Sunday, January 13, 2019

Thruxton British F3 1989

The thickness of the atmospheric thermal boundary layer falls to a global minimum over Thruxton. Hence Thruxton is very cold. So much so, in fact, that the British Antarctic Survey have a station there, built into the noise-attenuation banking at the exit of The Complex, (much like a Hobbit-hole), where the younger scientists train to work in a frozen environment before travelling to the Halley Research Station on the Brunt ice shelf.

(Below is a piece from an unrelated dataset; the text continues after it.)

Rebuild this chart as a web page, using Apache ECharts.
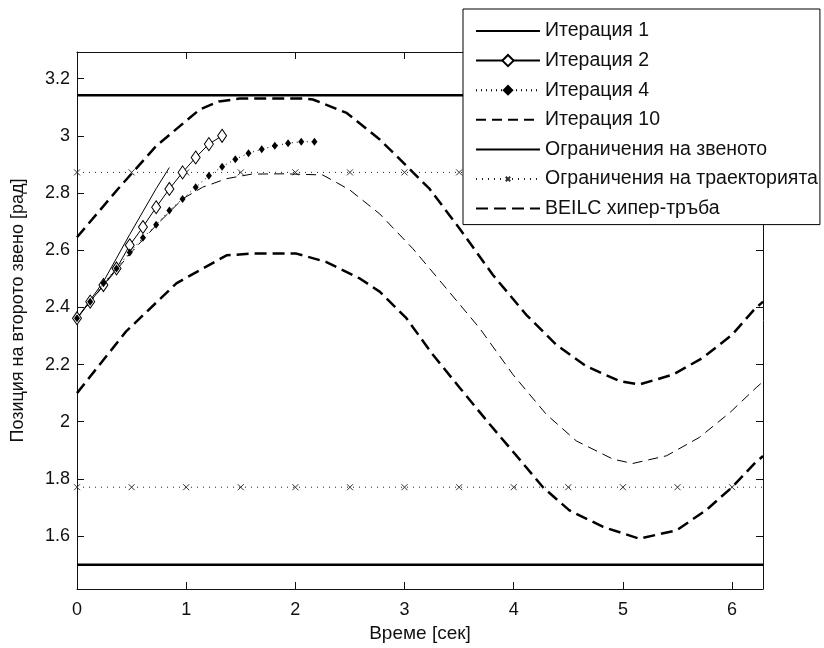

The late Paul Warwick in the Intersport Reynard. Puzzlingly, in the background there appear to be no takers for the shelter provided by the parasols.
In 1869, John Tyndall discovered why the sky is blue. If he'd lived in Thruxton, the question wouldn't even have occurred to him. Note the characteristic Wiltshire combination of distant mist, a stand of lifefless trees, and flat wind-swept expanses.
Marshals assist a driver who has entered a turnip field. The Wiltshire economy is entirely dependent upon (i) the annual turnip yield, and (ii) government subsidies into the thousand-year consultation process for a Stonehenge bypass/tunnel. The buildings in the background are what people from Wiltshire refer to as a 'collection of modern luxury flats and town-houses.' 
One of the drivers is distracted by an ancient ley line running tangential to the Brooklands kink.